Senate panel considers reworked permitting bill

Senate Resources Committee Chair Sen. Cathy Giessel, R-Anchorage, left, speaks with Sen. Lesil McGuire, R-Anchorage, before listening to the latest version of House Bill 77, dealing with land and water management reform, at the Capitol on Monday.

JUNEAU — A bill that stalled in the Senate last year over concerns it limited public involvement in permitting decisions resurfaced Monday. But critics say the reworked version of HB77 being considered by the Senate Resources Committee doesn’t go far enough in addressing those concerns.


Two of the more controversial pieces of that bill dealt with general permits and who could apply for water reservations to guarantee certain levels of flow in a river or stream for things like fish and habitat protection.

The draft removed language that critics said gave the Natural Resources commissioner too much power in granting general permits. It also called for public comment on proposed general permits found unlikely to cause “significant or irreparable harm” to state land or resources. Under the proposal, a decision to issue a general permit could be appealed, but once the appeal period has ended and a permit is issued, the permit could not be appealed based on subsequent activities that adhere to terms of the permit.

Wyn Menefee, chief of operations for the state Division of Mining, Land and Water, has said the type of activities that would fall under that category are fairly small, such as boat storage on a river or mooring buoys — not coal leases, oil and gas or mineral leasing, or something like the proposed Pebble Mine.

The department says it has the authority to use general permits now and is just trying to clarify that in the law. Menefee called it an efficiency measure that can save time and money for the applicants while still protecting the environment.

Sen. Lesil McGuire, R-Anchorage, said she was “deeply concerned” about people having one opportunity to testify on general permits. She said she continued to have a hard time with that provision.

Under the version of HB77 that passed the House last year before stalling in the Senate for lack of support, governmental agencies could apply for water reservations, but individuals or groups could not. The draft would continue to allow individuals or groups to apply for water reservations. But Menefee said limitations were imposed to make sure the process was not used as a tool to delay projects. The commissioner would decide when an application is processed, and an applicant would have to provide at least five years of data to support the application. If the reservation was approved, it would be issued to a state agency.

Menefee told reporters that’s because companies, nongovernmental organizations and individuals don’t always stick around, and this would ensure the reservation persisted.

He told the committee the department has never approved a water reservation application by an individual or group. About 35 such applications are pending.

The bill also would limit administrative appeals to people “substantially and adversely affected” by a decision, who “meaningfully participated” in the public comment process.

Lisa Weissler, a consultant and attorney, said the basis of the bill is flawed. “It’s not about helping the public interest and keeping the public involved,” she said in an interview. “It’s the opposite of that.”

Lisa Wade, council member for the Chickaloon Village Traditional Council, said in a release that there was no consultation with her council or other tribes that she was aware of on “this harmful legislation, and once again this bill is being rushed through the Senate without adequate time for public review.”
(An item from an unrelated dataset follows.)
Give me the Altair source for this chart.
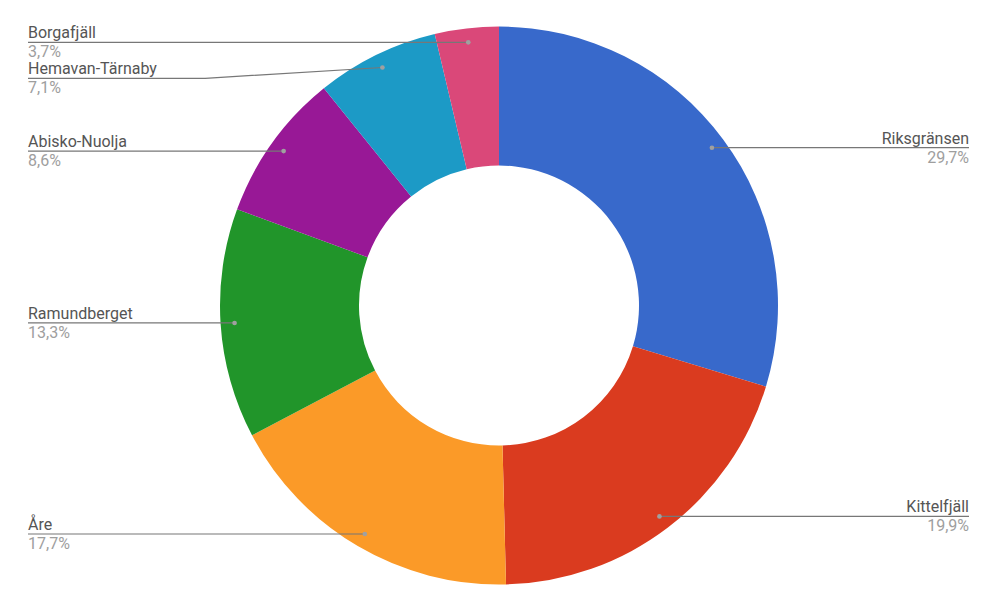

Public testimony is scheduled on the bill on Wednesday.

Sen. Peter Micciche, R-Soldotna, who asked that the bill be sent to Senate Resources for further consideration after hearing concerns from his constituents during the interim, called the bill a compromise.

He said he was pleased with the movement by the administration and, based on the limited amount of time he’d had to study the draft, said he thought it largely addressed the primary concerns of his constituents.